Chemistry Doctor of Philosophy Degree Program
(See additionally: Requirements for all Chemistry Graduate Programs)
The aim of the program leading to the Ph.D. in chemistry is to develop an ability to conceive significant research problems in chemistry, to design experiments for the successful investigation of these problems, and to communicate the results of these efforts to the scientific community. The program is designed to train the student to become an independent researcher capable of pursuing a career in the teaching of chemistry and in academic or industrial research.
The program of study and research requires a minimum of three academic years of full-time study and research beyond the baccalaureate degree and typically involves a four-year commitment.
Course Requirements (60 credits minimum)
A minimum of six 3-credit letter-graded graduate courses in chemistry as advised. Three courses are to be chosen from the following set of six core courses: Chm 520A, Chm 525A, Chm 525B, Chm 535A, Chm 535B, or Chm 544 and must be taken within the first three semesters. Two of the six required courses must be within the student's field of specialization. The letter-graded course requirements must be completed within 6 semesters of the date when the student enters.
Qualifying (Cumulative) Examinations
The student must pass two cumulative examinations within the first two years and a total of six cumulative examinations within the first three years to satisfy this requirement. Examinations are given eight times in an academic year. They will be spaced approximately one month apart throughout the academic year.
Each of the four sectors: biochemistry, organic, inorganic, and physical will give a separate exam. Exams from more than one sector may be taken on any occasion. The subject of specialization of a student is determined by his/her selection of cumulative examinations. A minimum of four examinations must be passed in his/her chosen major sector.
A student must complete the proposition requirement before being admitted to candidacy. The student will submit in writing to their doctoral subcommittee a description of the research they intend to conduct for their dissertation. This description should include highlighting the background, significance and planned approach that will be used to conduct this study. This written proposal must be defended in a formal presentation to the Committee before the end of the fifth semester of the student’s graduate study.

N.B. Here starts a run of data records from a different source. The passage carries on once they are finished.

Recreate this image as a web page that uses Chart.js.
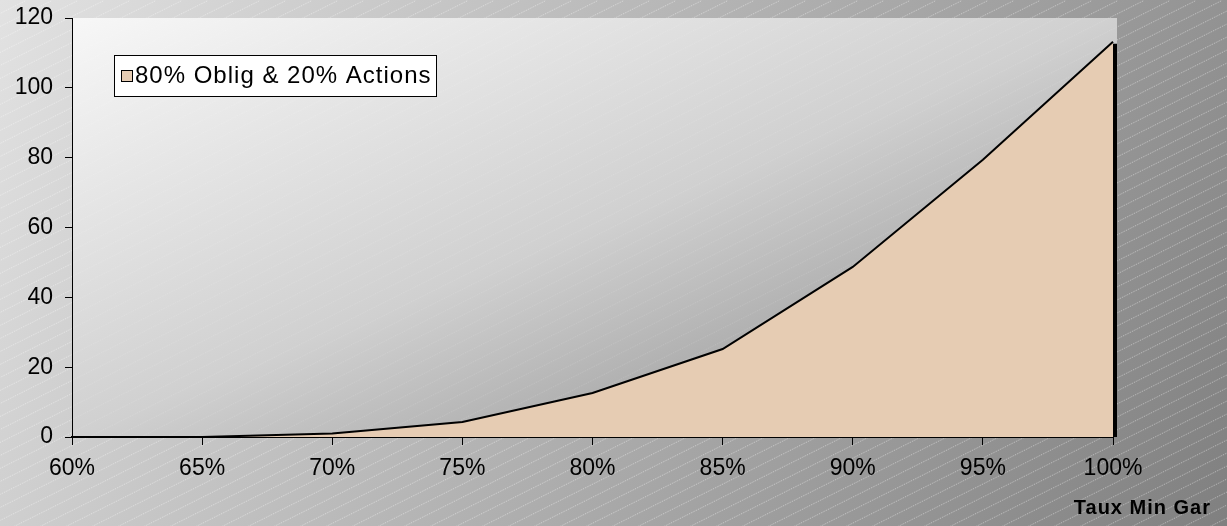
<!DOCTYPE html>
<html>
<head>
<meta charset="utf-8">
<script src="https://cdn.jsdelivr.net/npm/chart.js@4.4.1/dist/chart.umd.min.js"></script>
<style>
html, body { margin: 0; padding: 0; background: #fff; }
#wrap { width: 1227px; height: 526px; }
</style>
</head>
<body>
<div id="wrap"><canvas id="myChart" width="1227" height="526"></canvas></div>
<script>
var categories = ['60%', '65%', '70%', '75%', '80%', '85%', '90%', '95%', '100%'];
var valeurs = [0, 0, 1, 4.3, 12.6, 25.2, 48.7, 79.4, 113.2];
var serieLabel = '80% Oblig & 20% Actions';
var axeTitre = 'Taux Min Gar';
var yMin = 0, yMax = 120, yPas = 20;

var police = '"Liberation Sans", Arial, sans-serif';
var couleurAire = '#e6ccb3';

// hachures diagonales en pointillés (motif Excel)
function hachures(ctx, x0, y0, w, h, couleur, W, H) {
    ctx.save();
    ctx.beginPath();
    ctx.rect(x0, y0, w, h);
    ctx.clip();
    ctx.strokeStyle = couleur;
    ctx.lineWidth = 1;
    ctx.setLineDash([1, 1]);
    for (var k = -2 * H; k < W + 2 * H; k += 26) {
        ctx.beginPath();
        ctx.moveTo(k, H + 0.5);
        ctx.lineTo(k + 2 * H, 0.5);
        ctx.stroke();
    }
    ctx.restore();
}

var fondPlugin = {
    id: 'fond',
    beforeDraw: function (chart) {
        var ctx = chart.ctx;
        var W = chart.width, H = chart.height;
        // fond exterieur
        var g = ctx.createLinearGradient(0, 0, W, 1.3 * H);
        g.addColorStop(0, '#e2e2e2');
        g.addColorStop(1, '#7a7a7a');
        ctx.save();
        ctx.fillStyle = g;
        ctx.fillRect(0, 0, W, H);
        ctx.restore();
        hachures(ctx, 0, 0, W, H, 'rgba(255,255,255,0.45)', W, H);

        // zone de traçage
        var a = chart.chartArea;
        var w = a.right + 4 - a.left, h = a.bottom - a.top;
        var s = 2 * w * h / (h * h + w * w);
        var g2 = ctx.createLinearGradient(a.left, a.top, a.left + s * h, a.top + s * w);
        g2.addColorStop(0, '#f7f7f7');
        g2.addColorStop(0.5, '#d0d0d0');
        g2.addColorStop(0.75, '#a9a9a9');
        g2.addColorStop(1, '#909090');
        ctx.save();
        ctx.fillStyle = g2;
        ctx.fillRect(a.left, a.top, w, h);
        ctx.restore();
        hachures(ctx, a.left, a.top, w, h, 'rgba(255,255,255,0.15)', W, H);
    },
    afterDatasetsDraw: function (chart) {
        var ctx = chart.ctx;
        var xs = chart.scales.x, ys = chart.scales.y;
        var n = valeurs.length - 1;
        var x = xs.getPixelForValue(n);
        var yh = ys.getPixelForValue(valeurs[n]);
        ctx.save();
        ctx.fillStyle = '#000';
        ctx.fillRect(x, yh + 2, 4, ys.getPixelForValue(0) - yh - 2);
        ctx.restore();
    },
    afterDraw: function (chart) {
        var ctx = chart.ctx;
        ctx.save();
        // legende
        ctx.fillStyle = '#fff';
        ctx.fillRect(114, 55, 322, 41);
        ctx.strokeStyle = '#000';
        ctx.lineWidth = 1;
        ctx.strokeRect(114.5, 55.5, 322, 41);
        ctx.fillStyle = couleurAire;
        ctx.fillRect(121, 70, 11, 11);
        ctx.strokeRect(121.5, 70.5, 11, 11);
        ctx.fillStyle = '#000';
        ctx.font = '24px ' + police;
        ctx.letterSpacing = '1px';
        ctx.textBaseline = 'middle';
        ctx.textAlign = 'left';
        ctx.fillText(chart.data.datasets[0].label, 135, 76);
        // titre de l'axe x
        ctx.letterSpacing = '1px';
        ctx.font = 'bold 20px ' + police;
        ctx.textAlign = 'right';
        ctx.fillText(axeTitre, 1211, 508);
        ctx.restore();
    }
};

var ctx = document.getElementById('myChart').getContext('2d');
var myChart = new Chart(ctx, {
    type: 'line',
    data: {
        labels: categories,
        datasets: [{
            label: serieLabel,
            data: valeurs,
            fill: 'origin',
            backgroundColor: couleurAire,
            borderColor: '#000',
            borderWidth: 2,
            pointRadius: 0,
            tension: 0
        }]
    },
    options: {
        responsive: false,
        animation: false,
        layout: { padding: { top: 18, right: 114, bottom: 0, left: 0 } },
        plugins: {
            legend: { display: false },
            tooltip: { enabled: false }
        },
        scales: {
            x: {
                offset: false,
                grid: { display: true, drawOnChartArea: false, drawTicks: true, tickLength: 8, color: '#000' },
                border: { display: true, color: '#000', width: 2 },
                ticks: { color: '#000', font: { size: 23, family: police }, padding: 10, maxRotation: 0, autoSkip: false },
                afterFit: function (scale) { scale.height = 89; }
            },
            y: {
                min: yMin,
                max: yMax,
                grid: { display: true, drawOnChartArea: false, drawTicks: true, tickLength: 7, color: '#000' },
                border: { display: true, color: '#000', width: 1 },
                ticks: { stepSize: yPas, color: '#000', font: { size: 23, family: police }, padding: 12 },
                afterFit: function (scale) {
                    scale.width = 72;
                    scale.paddingTop = 0;
                    scale.paddingBottom = 0;
                }
            }
        }
    },
    plugins: [fondPlugin]
});
</script>
</body>
</html>
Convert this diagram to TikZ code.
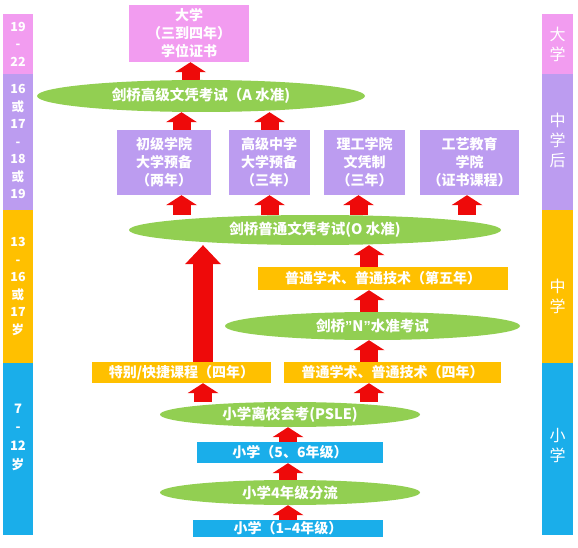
\documentclass[tikz,border=0pt]{standalone}
\usepackage{fontspec}
\setmainfont{Noto Sans CJK SC}
\newfontfamily\latq{Liberation Sans}
\usetikzlibrary{shapes.geometric,arrows.meta}
\definecolor{cpink}{HTML}{F29CF0}
\definecolor{cpurple}{HTML}{BC9CF0}
\definecolor{corange}{HTML}{FFC000}
\definecolor{cblue}{HTML}{1AAEEA}
\definecolor{cgreen}{HTML}{92CF52}
\definecolor{cred}{HTML}{EE0A0A}
\pgfdeclarelayer{bg}
\pgfsetlayers{bg,main}
\newcommand\bx[7]{\node[#1,minimum width=#4pt,minimum height=#5pt] (#6) at (#2,#3) {#7};}
\begin{document}
\begin{tikzpicture}[x=1pt,y=-1pt,
  boxbase/.style={rectangle,inner sep=0pt,text=white,align=center,font=\fontsize{14}{18}\selectfont\bfseries},
  pinkbox/.style={boxbase,fill=cpink},
  purplebox/.style={boxbase,fill=cpurple},
  orangebox/.style={boxbase,fill=corange},
  bluebox/.style={boxbase,fill=cblue},
  exam/.style={ellipse,inner sep=0pt,fill=cgreen,text=white,font=\fontsize{14.5}{17}\selectfont\bfseries},
  uparr/.style={draw=cred,line width=18pt,-{Triangle[width=31pt,length=10pt,line width=0pt]}},
  bigarr/.style={draw=cred,line width=20pt,-{Triangle[width=36pt,length=19pt,line width=0pt]}},
  lefttxt/.style={text=white,align=center,inner sep=0pt,font=\fontsize{12.5}{17.5}\selectfont\bfseries},
  righttxt/.style={text=white,align=center,inner sep=0pt,font=\fontsize{16}{20}\selectfont}]
\useasboundingbox (0,0) rectangle (578,548);
% side bars
\fill[cpink] (3,14) rectangle (33,74);
\fill[cpurple] (3,74) rectangle (33,210);
\fill[corange] (3,210) rectangle (33,363);
\fill[cblue] (3,363) rectangle (33,535);
\fill[cpink] (542,14) rectangle (573,74);
\fill[cpurple] (542,74) rectangle (573,210);
\fill[corange] (542,210) rectangle (573,363);
\fill[cblue] (542,363) rectangle (573,535);
\node[lefttxt] (la) at (18,44) {19\\-\\22};
\node[lefttxt] (lb) at (18,141.5) {16\\或\\17\\-\\18\\或\\19};
\node[lefttxt] (lc) at (18,286.5) {13\\-\\16\\或\\17\\岁};
\node[lefttxt,font=\fontsize{13}{18.7}\selectfont\bfseries] (ld) at (18,437) {7\\-\\12\\岁};
\node[righttxt] (ra) at (557.5,44) {大\\学};
\node[righttxt] (rb) at (557.5,140) {中\\学\\后};
\node[righttxt] (rc) at (557.5,296) {中\\学};
\node[righttxt] (rd) at (557.5,446) {小\\学};
% main nodes
\bx{pinkbox}{189}{33.5}{120}{57}{uni}{大学\\（三到四年）\\学位证书}
\bx{exam}{201}{96}{328}{32}{elA}{剑桥高级文凭考试（A 水准)}
\bx{purplebox}{164}{162.5}{94}{65}{p1}{初级学院\\大学预备\\（两年）}
\bx{purplebox}{269}{162.5}{81}{65}{p2}{高级中学\\大学预备\\（三年）}
\bx{purplebox}{364.5}{162.5}{81}{65}{p3}{理工学院\\文凭制\\（三年）}
\bx{purplebox}{469.5}{162.5}{99}{65}{p4}{工艺教育\\学院\\（证书课程）}
\bx{exam}{315}{230}{372}{30}{elO}{剑桥普通文凭考试(O 水准)}
\bx{orangebox}{383}{278.5}{250}{23}{o5}{普通学术、普通技术（第五年）}
\bx{exam}{372.5}{326}{295}{28}{elN}{剑桥{\latq ”}N{\latq ”}水准考试}
\bx{orangebox}{181.5}{372.5}{179}{21}{o4a}{特别/快捷课程（四年）}
\bx{orangebox}{392.5}{372.5}{217}{21}{o4b}{普通学术、普通技术（四年）}
\bx{exam}{290}{414.5}{260}{25}{elP}{小学离校会考(PSLE)}
\bx{bluebox}{290}{452.5}{186}{21}{b56}{小学（5、6年级）}
\bx{exam}{290}{492.5}{260}{25}{el4}{小学4年级分流}
\bx{bluebox}{288}{528.5}{190}{17}{b14}{小学（1–4年级）}
% arrow columns
\coordinate (cu) at (190.5,0);
\coordinate (c1) at (181.5,0);
\coordinate (c2) at (269.5,0);
\coordinate (c3) at (358.5,0);
\coordinate (c4) at (467,0);
\coordinate (cm) at (369,0);
\coordinate (cb) at (203,0);
\coordinate (cp) at (288,0);
\begin{pgfonlayer}{bg}
\draw[uparr] (cu |- elA.north) -- (cu |- uni.south);
\draw[uparr] (c1 |- p1.north) -- (c1 |- elA.south);
\draw[uparr] (c2 |- p2.north) -- (c2 |- elA.south);
\draw[uparr] (c1 |- elO.north) -- (c1 |- p1.south);
\draw[uparr] (c2 |- elO.north) -- (c2 |- p2.south);
\draw[uparr] (c3 |- elO.north) -- (c3 |- p3.south);
\draw[uparr] (c4 |- elO.north) -- (c4 |- p4.south);
\draw[uparr] (cm |- o5.north) -- (cm |- elO.south);
\draw[uparr] (cm |- elN.north) -- (cm |- o5.south);
\draw[uparr] (cm |- o4b.north) -- (cm |- elN.south);
\draw[bigarr] (cb |- o4a.north) -- (cb |- elO.south);
\draw[uparr] (cb |- elP.north) -- (cb |- o4a.south);
\draw[uparr] (cm |- elP.north) -- (cm |- o4b.south);
\draw[uparr] (cp |- b56.north) -- (cp |- elP.south);
\draw[uparr] (cp |- el4.north) -- (cp |- b56.south);
\draw[uparr] (cp |- b14.north) -- (cp |- el4.south);
\end{pgfonlayer}
\end{tikzpicture}
\end{document}
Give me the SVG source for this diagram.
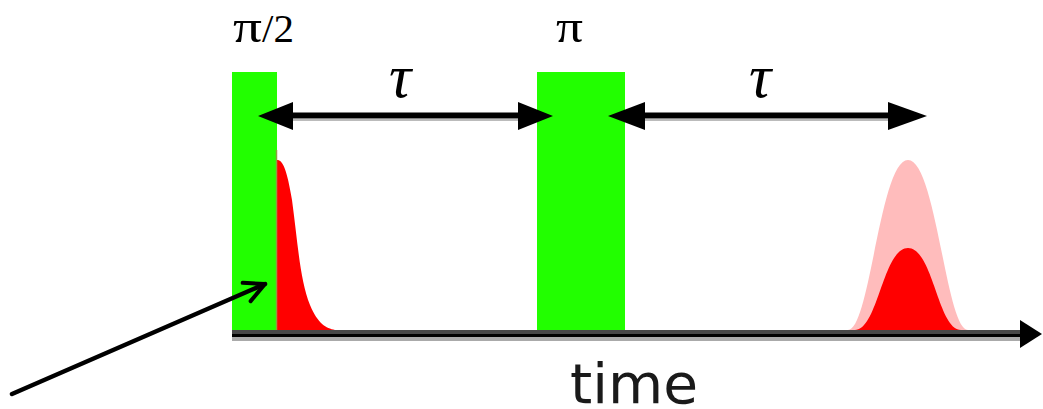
<svg xmlns="http://www.w3.org/2000/svg" width="1043" height="409" viewBox="0 0 1043 409">
<style>
.pulse{fill:#22ff00}
.lbl{font-family:"Liberation Serif","DejaVu Serif",serif;fill:#000;font-size:41px}
.pi{font-size:46px}
.tau{font-family:"Liberation Serif","DejaVu Serif",serif;font-style:italic;fill:#000;font-size:62px}
.ax{font-family:"DejaVu Sans","Liberation Sans",sans-serif;fill:#1a1a1a}
.conn{stroke:#000;fill:none}
.head{fill:#000}
</style>
<defs>
<marker id="open" markerUnits="userSpaceOnUse" markerWidth="30" markerHeight="30" viewBox="-25 -15 30 30" refX="0" refY="0" orient="auto">
<path d="M-20,-10 L0,0 L-20,10" fill="none" stroke="#000" stroke-width="4" stroke-linecap="round" stroke-linejoin="round"/>
</marker>
</defs>
<rect width="1043" height="409" fill="#fff"/>
<g id="echo-signal">
<path d="M848,330 C870,330 880,160 908,160 C936,160 946,330 968,330 Z" fill="#ffbcbc"/>
<path d="M855,330 C878,330 883,248 908,248 C933,248 938,330 961,330 Z" fill="#ff0000"/>
</g>
<g id="fid">
<path d="M277,330 L277,160 C283,160 287,170 292,200 C298,245 300,280 310,305 C318,324 326,328 335,330 Z" fill="#ff0000"/>
</g>
<g id="pulse-pi2">
<rect class="pulse" x="232" y="72" width="45" height="258"/>
<line x1="276.5" y1="150" x2="276.5" y2="330" stroke="#8ca040" stroke-width="1.5"/>
<text class="lbl" x="233" y="42"><tspan class="pi" textLength="29" lengthAdjust="spacingAndGlyphs">π</tspan>/2</text>
</g>
<g id="pulse-pi">
<rect class="pulse" x="537" y="72" width="88" height="258"/>
<text class="lbl" x="556" y="42"><tspan class="pi" textLength="27" lengthAdjust="spacingAndGlyphs">π</tspan></text>
</g>
<g id="axis">
<rect x="232" y="330" width="792" height="4" fill="#000" opacity="0.72"/>
<rect x="232" y="334" width="792" height="3" fill="#000"/>
<rect x="232" y="337" width="790" height="4" fill="#aaa"/>
<polygon class="head" points="1020,320 1042,334 1020,348"/>
<text class="ax" x="570" y="403" font-size="56" textLength="128" lengthAdjust="spacingAndGlyphs">time</text>
</g>
<g id="connectors">
<line x1="290" y1="120" x2="520" y2="120" stroke="#bbb" stroke-width="2"/>
<line x1="290" y1="115.5" x2="520" y2="115.5" class="conn" stroke-width="6"/>
<polygon class="head" points="258,116 293,102 293,130"/>
<polygon class="head" points="553,116 518,102 518,130"/>
<line x1="642" y1="120" x2="890" y2="120" stroke="#bbb" stroke-width="2"/>
<line x1="642" y1="115.5" x2="890" y2="115.5" class="conn" stroke-width="6"/>
<polygon class="head" points="608,116 645,102 645,130"/>
<polygon class="head" points="927,116 888,102 888,130"/>
<text class="tau" x="389" y="97">τ</text>
<text class="tau" x="749" y="97">τ</text>
<line x1="12" y1="394" x2="265" y2="284" class="conn" stroke-width="4.5" stroke-linecap="round" marker-end="url(#open)"/>
</g>
</svg>
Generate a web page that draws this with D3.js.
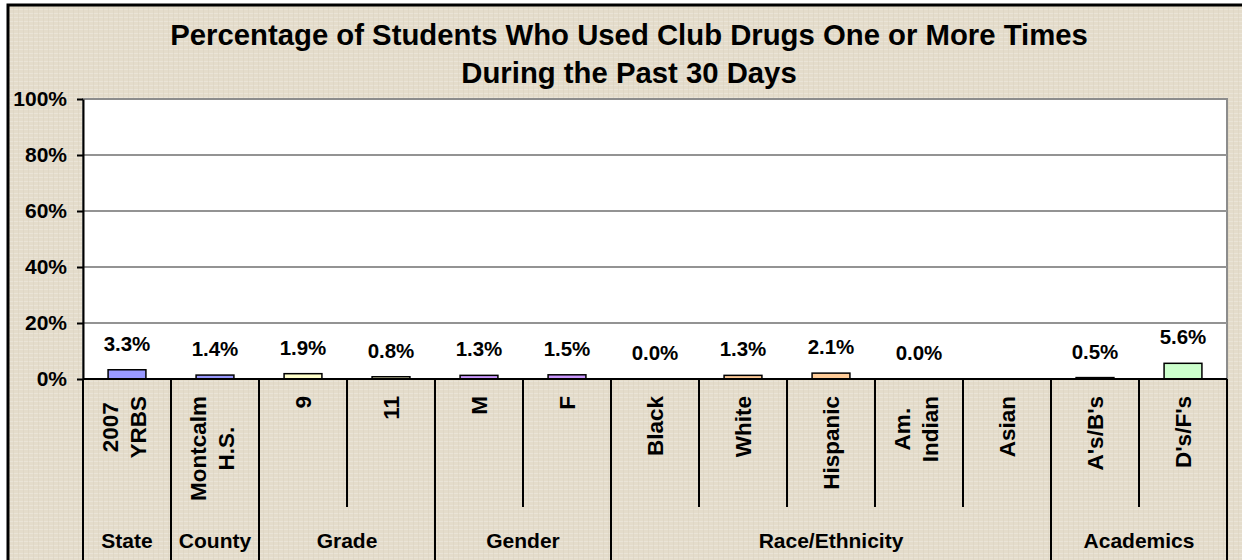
<!DOCTYPE html>
<html>
<head>
<meta charset="utf-8">
<script src="https://cdn.jsdelivr.net/npm/d3@7"></script>
<style>
  body { margin: 0; background: #fff; }
  svg text { font-family: "Liberation Sans", Arial, sans-serif; font-weight: bold; fill: #000; }
</style>
</head>
<body>
<svg width="1242" height="560"></svg>
<script>
var titleLines = ["Percentage of Students Who Used Club Drugs One or More Times", "During the Past 30 Days"];
var groups = ["State", "County", "Grade", "Gender", "Race/Ethnicity", "Academics"];
var categories = ["2007\nYRBS", "Montcalm\nH.S.", "9", "11", "M", "F", "Black", "White", "Hispanic", "Am.\nIndian", "Asian", "A's/B's", "D's/F's"];
var categoryGroup = ["State", "County", "Grade", "Grade", "Gender", "Gender", "Race/Ethnicity", "Race/Ethnicity", "Race/Ethnicity", "Race/Ethnicity", "Race/Ethnicity", "Academics", "Academics"];
var values = [3.3, 1.4, 1.9, 0.8, 1.3, 1.5, 0.0, 1.3, 2.1, 0.0, null, 0.5, 5.6];
var yTicks = [0, 20, 40, 60, 80, 100];

document.addEventListener("DOMContentLoaded", function () {

  var svg = d3.select("svg");
  var left = 83, right = 1227, top = 99, bottom = 379;

  var xScale = d3.scaleBand().domain(categories).range([left, right])
    .paddingInner(0.57).paddingOuter(0.285);
  var yScale = d3.scaleLinear().domain([0, 100]).range([bottom, top]);
  var colour = d3.scaleOrdinal().domain(groups)
    .range(["#9999FF", "#9999FF", "#FFFFCC", "#CC99FF", "#FFCC99", "#CCFFCC"]);

  // linen-like background, kept low contrast
  var defs = svg.append("defs");
  var pat = defs.append("pattern").attr("id", "linen")
    .attr("width", 5).attr("height", 4).attr("patternUnits", "userSpaceOnUse");
  pat.append("rect").attr("width", 5).attr("height", 4).attr("fill", "#E4DCCB");
  pat.append("line").attr("x1", 0).attr("x2", 5).attr("y1", 1.5).attr("y2", 1.5)
    .style("stroke", "#ECE6DA").style("stroke-width", 0.8);
  pat.append("line").attr("x1", 3.5).attr("x2", 3.5).attr("y1", 0).attr("y2", 4)
    .style("stroke", "#DCD3C1").style("stroke-width", 0.6);

  svg.append("rect")
    .attr("x", 8).attr("y", 5).attr("width", 1260).attr("height", 580)
    .attr("fill", "url(#linen)")
    .style("stroke", "#000").style("stroke-width", 3);

  // title
  svg.append("g").selectAll("text")
    .data(titleLines).enter()
    .append("text")
    .attr("x", 629)
    .attr("y", function (d, i) { return 45 + i * 38; })
    .attr("text-anchor", "middle")
    .style("font-size", "29.3px")
    .text(function (d) { return d; });

  // plot area
  svg.append("rect")
    .attr("x", left).attr("y", top)
    .attr("width", right - left).attr("height", bottom - top)
    .attr("fill", "#fff")
    .style("stroke", "#8C8C8C").style("stroke-width", 2);

  svg.append("g").selectAll("line")
    .data(yTicks.slice(1, -1)).enter()
    .append("line")
    .attr("x1", left).attr("x2", right)
    .attr("y1", function (d) { return yScale(d); })
    .attr("y2", function (d) { return yScale(d); })
    .style("stroke", "#939393").style("stroke-width", 2);

  // y axis
  var yAxis = d3.axisLeft(yScale)
    .tickValues(yTicks)
    .tickFormat(function (d) { return d + "%"; })
    .tickSize(6).tickSizeOuter(0).tickPadding(10);

  var yAxisG = svg.append("g")
    .attr("transform", "translate(" + left + ",0)")
    .call(yAxis);
  yAxisG.selectAll("path, line").style("stroke", "#000").style("stroke-width", 2);
  yAxisG.selectAll("text").style("font-size", "21px")
    .style("font-family", "'Liberation Sans', Arial, sans-serif").attr("font-weight", "bold");

  // bars
  var bars = categories.map(function (c, i) {
    return { cat: c, value: values[i], group: categoryGroup[i] };
  }).filter(function (d) { return d.value !== null; });

  svg.append("g").selectAll("rect")
    .data(bars).enter()
    .append("rect")
    .attr("x", function (d) { return xScale(d.cat); })
    .attr("width", xScale.bandwidth())
    .attr("y", function (d) { return yScale(d.value); })
    .attr("height", function (d) { return yScale(0) - yScale(d.value); })
    .attr("fill", function (d) { return colour(d.group); })
    .style("stroke", "#000").style("stroke-width", 1.5);

  svg.append("g").selectAll("text")
    .data(bars).enter()
    .append("text")
    .attr("x", function (d) { return xScale(d.cat) + xScale.bandwidth() / 2; })
    .attr("y", function (d) { return yScale(d.value) - 19; })
    .attr("text-anchor", "middle")
    .style("font-size", "20.5px")
    .text(function (d) { return d.value.toFixed(1) + "%"; });

  // x axis line
  svg.append("line")
    .attr("x1", left).attr("x2", right)
    .attr("y1", bottom).attr("y2", bottom)
    .style("stroke", "#000").style("stroke-width", 2);

  // category dividers: long at group edges, short inside a group
  var gap = (xScale.step() - xScale.bandwidth()) / 2;
  var edges = categories.map(function (c, i) {
    var newGroup = i === 0 || categoryGroup[i] !== categoryGroup[i - 1];
    return { x: xScale(c) - gap, long: newGroup };
  });
  edges.push({ x: right, long: true });

  svg.append("g").selectAll("line")
    .data(edges).enter()
    .append("line")
    .attr("x1", function (d) { return d.x; })
    .attr("x2", function (d) { return d.x; })
    .attr("y1", bottom)
    .attr("y2", function (d) { return d.long ? 560 : 507; })
    .style("stroke", "#000").style("stroke-width", 2);

  // rotated category labels
  var catG = svg.append("g").selectAll("g")
    .data(categories).enter()
    .append("g");

  catG.each(function (c) {
    var lines = c.split("\n");
    var g = d3.select(this);
    var t = g.selectAll("text").data(lines).enter()
      .append("text")
      .attr("text-anchor", "middle")
      .attr("x", 0)
      .attr("y", function (d, i) { return (i - (lines.length - 1) / 2) * 28; })
      .attr("dy", "0.36em")
      .style("font-size", "22.5px")
      .text(function (d) { return d; });
    var maxLen = d3.max(t.nodes(), function (n) { return n.getComputedTextLength(); });
    var shift = lines.length > 1 ? -3 : 0;
    g.attr("transform", "translate(" + (xScale(c) + xScale.bandwidth() / 2 + shift) + "," +
      (396 + maxLen / 2) + ") rotate(-90)");
  });

  // group labels
  svg.append("g").selectAll("text")
    .data(groups).enter()
    .append("text")
    .attr("x", function (g) {
      var cats = categories.filter(function (c, i) { return categoryGroup[i] === g; });
      var x0 = xScale(cats[0]) - gap;
      var x1 = xScale(cats[cats.length - 1]) + xScale.bandwidth() + gap;
      return (x0 + x1) / 2;
    })
    .attr("y", 548)
    .attr("text-anchor", "middle")
    .style("font-size", "21px")
    .text(function (d) { return d; });

});
</script>
</body>
</html>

Full Time Study in Residence
Each student in a doctoral program must engage in full-time study beyond the master's degree or equivalent at the University in at least two sessions after admission to the advanced program. This requirement is designed to insure for each doctoral student a sustained period of intensive intellectual growth. For this purpose a student will enroll in full-time study (9 credits) taken in each of two sessions, or in a regular session and a summer session, not necessarily consecutive, which must be completed satisfactorily.
Admission to Candidacy
A student is admitted to candidacy for the degree of Doctor of Philosophy upon the following:
- Satisfactory record in course and seminar study;
- Satisfactory completion of the research tool requirement;
- Completion of University residence requirements;
- Satisfactory completion of the doctoral qualifying examination.
The final requirement to be met by the student is the completion of research, writing of a dissertation (thesis) on this work, and presentation of a thesis seminar.
The thesis seminar will be scheduled to take place within two weeks after the date of submission of the thesis to the doctoral committee. Following the public presentation the student and the doctoral committee meet to discuss necessary changes, if any, before the final copy is submitted.